A senior executive wins a jury trial for retaliation under the ADEA and Massachusetts state law, with an award of back and front pay, emotional distress damages and liquidated (double) damages. The First Circuit substantially preserves the judgment against the employer and affirms injunctive relief to restore plaintiff to the company's benefit plans, though it tamps down the compensatory damage award on grounds of excessiveness.
The Sixth Circuit returns a Title VII case for trial, concerning claims that the City of Toledo discriminated against an African-American manager in work assignments, pay and evaluations, and also retaliated against him because he assisted another employee in complaining to the city about race discrimination. The panel holds that the district court applied too strict a standard at the pre-trial stage of the case, demanding proof that the "real" reason for the adverse actions was race discrimination. It also holds that at trial on the retaliation claim, the district court erred by excluding evidence of "other acts" targeting co-workers for the same activities.

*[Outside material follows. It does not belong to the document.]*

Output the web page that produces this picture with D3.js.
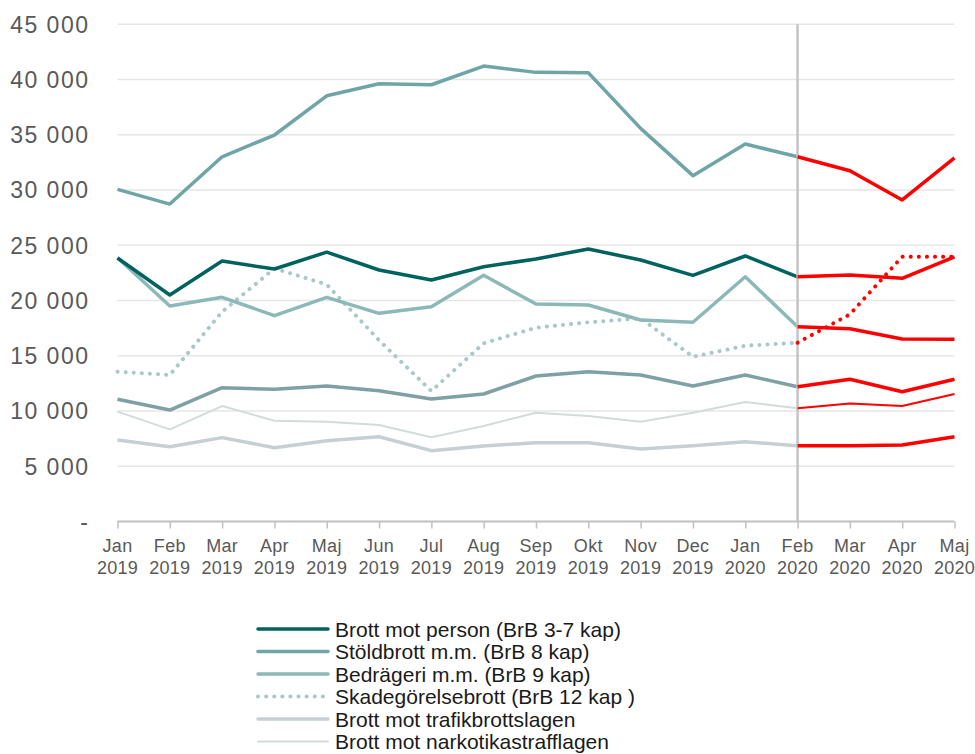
<!DOCTYPE html>
<html>
<head>
<meta charset="utf-8">
<script src="https://cdn.jsdelivr.net/npm/d3@7"></script>
<style>
  html, body { margin: 0; padding: 0; background: #fff; }
  svg { display: block; font-family: "Liberation Sans", Arial, Helvetica, sans-serif; }
</style>
</head>
<body>
<svg id="chart" width="975" height="754"></svg>
<script>
// ---------- DATA ----------
const months = ["Jan 2019","Feb 2019","Mar 2019","Apr 2019","Maj 2019","Jun 2019","Jul 2019","Aug 2019",
                "Sep 2019","Okt 2019","Nov 2019","Dec 2019","Jan 2020","Feb 2020","Mar 2020","Apr 2020","Maj 2020"];
const splitMonth = "Feb 2020";
const yTicks = [0, 5000, 10000, 15000, 20000, 25000, 30000, 35000, 40000, 45000];

const personValues   = [23850,20500,23570,22850,24380,22760,21860,23060,23760,24660,23670,22280,24030,22150,22300,22010,23960];
const stoldValues    = [30060,28730,33010,34980,38530,39620,39530,41220,40650,40620,35580,31300,34160,33010,31750,29100,32920];
const bedrageriValues= [23870,19500,20290,18630,20290,18840,19440,22280,19680,19590,18240,18030,22150,17630,17450,16520,16490];
const skadeValues    = [13560,13260,18990,22900,21450,16400,11810,16130,17540,18030,18390,14910,15910,16180,18750,23960,23960];
const ovrigaValues   = [11060,10090,12110,11960,12260,11840,11090,11540,13170,13560,13260,12260,13260,12200,12870,11750,12870];
const narkValues     = [ 9940, 8340,10450, 9120, 9030, 8730, 7620, 8640, 9850, 9550, 9030, 9850,10810,10240,10690,10450,11540];
const trafikValues   = [ 7380, 6770, 7590, 6680, 7310, 7670, 6410, 6830, 7130, 7130, 6560, 6860, 7220, 6860, 6860, 6920, 7670];

const seriesNames = ["Brott mot person (BrB 3-7 kap)","Stöldbrott m.m. (BrB 8 kap)","Bedrägeri m.m. (BrB 9 kap)",
                     "Skadegörelsebrott (BrB 12 kap )","Brott mot trafikbrottslagen","Brott mot narkotikastrafflagen"];

// ---------- STYLES ----------
const series = [
  {name: null,            values: ovrigaValues,    color: "#7fa0a4", width: 3.5, dotted: false},
  {name: seriesNames[5],  values: narkValues,      color: "#d2dcd9", width: 2,   dotted: false},
  {name: seriesNames[4],  values: trafikValues,    color: "#c6d0d4", width: 3.5, dotted: false},
  {name: seriesNames[3],  values: skadeValues,     color: "#a9c8c8", width: 4,   dotted: true},
  {name: seriesNames[2],  values: bedrageriValues, color: "#8db8b8", width: 3.5, dotted: false},
  {name: seriesNames[1],  values: stoldValues,     color: "#6fa5a7", width: 3.5, dotted: false},
  {name: seriesNames[0],  values: personValues,    color: "#00625f", width: 3.5, dotted: false}
];
const legendOrder = [6,5,4,3,2,1];

const svg = d3.select("#chart");
const x = d3.scalePoint().domain(months).range([117.5, 954.5]);
const y = d3.scaleLinear().domain([0, 45000]).range([521.5, 24.3]);

// gridlines
svg.append("g").selectAll("line").data(yTicks.filter(d => d > 0)).join("line")
  .attr("x1", x(months[0])).attr("x2", x(months[months.length-1]))
  .attr("y1", d => y(d)).attr("y2", d => y(d))
  .attr("stroke", "#e6e6e6").attr("stroke-width", 1.5);

// y labels
svg.append("g").selectAll("text").data(yTicks).join("text")
  .attr("x", 89.5).attr("y", d => y(d)).attr("dy", "0.36em")
  .attr("text-anchor", "end")
  .attr("font-size", 23).attr("letter-spacing", 1.5)
  .attr("fill", "#595959")
  .text(d => d === 0 ? "-" : d3.format(",")(d).replace(/,/g, " "));

// x axis
const xAxis = d3.axisBottom(x).tickSize(7).tickFormat("");
const gx = svg.append("g").attr("transform", `translate(0,${y(0)})`).call(xAxis);
gx.select(".domain").attr("stroke", "#c0c0c0").attr("stroke-width", 2)
  .attr("d", `M${x(months[0])},0H${x(months[months.length-1])}`);
gx.selectAll(".tick line").attr("stroke", "#c0c0c0").attr("stroke-width", 1.5);

const xl = svg.append("g").selectAll("text").data(months).join("text")
  .attr("text-anchor", "middle").attr("font-size", 18).attr("fill", "#595959")
  .attr("letter-spacing", 0.3);
xl.append("tspan").attr("x", d => x(d)).attr("y", 552).text(d => d.split(" ")[0]);
xl.append("tspan").attr("x", d => x(d)).attr("y", 574).text(d => d.split(" ")[1]);

// lines
const splitIdx = months.indexOf(splitMonth);
const line = d3.line().x(d => x(d.m)).y(d => y(d.v));
function styleLine(sel, s, color) {
  sel.attr("fill", "none").attr("stroke", color).attr("stroke-width", s.width)
    .attr("stroke-linejoin", "round");
  if (s.dotted) sel.attr("stroke-dasharray", "0.1 8").attr("stroke-linecap", "round");
  else sel.attr("stroke-linecap", "butt");
}
const pts = s => s.values.map((v, i) => ({m: months[i], v}));
series.forEach(s => {
  const p = pts(s).slice(0, splitIdx + 1);
  styleLine(svg.append("path").attr("d", line(p)), s, s.color);
});

// vertical divider
svg.append("line")
  .attr("x1", x(splitMonth)).attr("x2", x(splitMonth))
  .attr("y1", y(45000)).attr("y2", y(0))
  .attr("stroke", "#c4c4c4").attr("stroke-width", 2.5);

series.forEach(s => {
  const p = pts(s).slice(splitIdx);
  styleLine(svg.append("path").attr("d", line(p)), s, "#ff0000");
});

// legend
const lg = svg.append("g");
legendOrder.forEach((si, i) => {
  const s = series[si];
  const yy = 629 + i * 22.5;
  const l = lg.append("line").attr("x1", 258).attr("x2", 328).attr("y1", yy).attr("y2", yy);
  styleLine(l, s, s.color);
  if (!s.dotted) l.attr("stroke-linecap", "round");
  lg.append("text").attr("x", 335).attr("y", yy).attr("dy", "0.36em")
    .attr("font-size", 21).attr("fill", "#1a1a1a").text(s.name);
});
</script>
</body>
</html>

Here's two decisions from the Eighth Circuit coming off Rule 50 orders granting judgment as a matter of law to employers. In the first, the court reverses, holding that There was sufficient evidence for a jury to find that an employee was constructively discharged by being knocked down from a title as finance coordinator to the board to a job in food service. In the second, an FMLA retaliation case, the plaintiff does not prevail -- but the court says something very important about proof at trial.
It is uncommon for a losing party to persuade a U.S. Court of Appeals panel to reverse its outcome on a motion for rehearing, but the age discrimination plaintiff in this case pulled it off, winning a remand (in a 2-to-1 decision) of his claim for a trial under the Missouri Human Rights Act (MHRA).
Employment lawyers know that it is commonplace for national employers to remove private, state-law employment discrimination cases from state to federal court, whenever there are diversity-of-citizenship grounds to do so. Here's the next step - the Ninth Circuit (2-1) approves removal of a suit commenced by a state civil rights agency in state court, holding that it is the citizenship of the employee - the real party in interest - that counts for diversity purposes.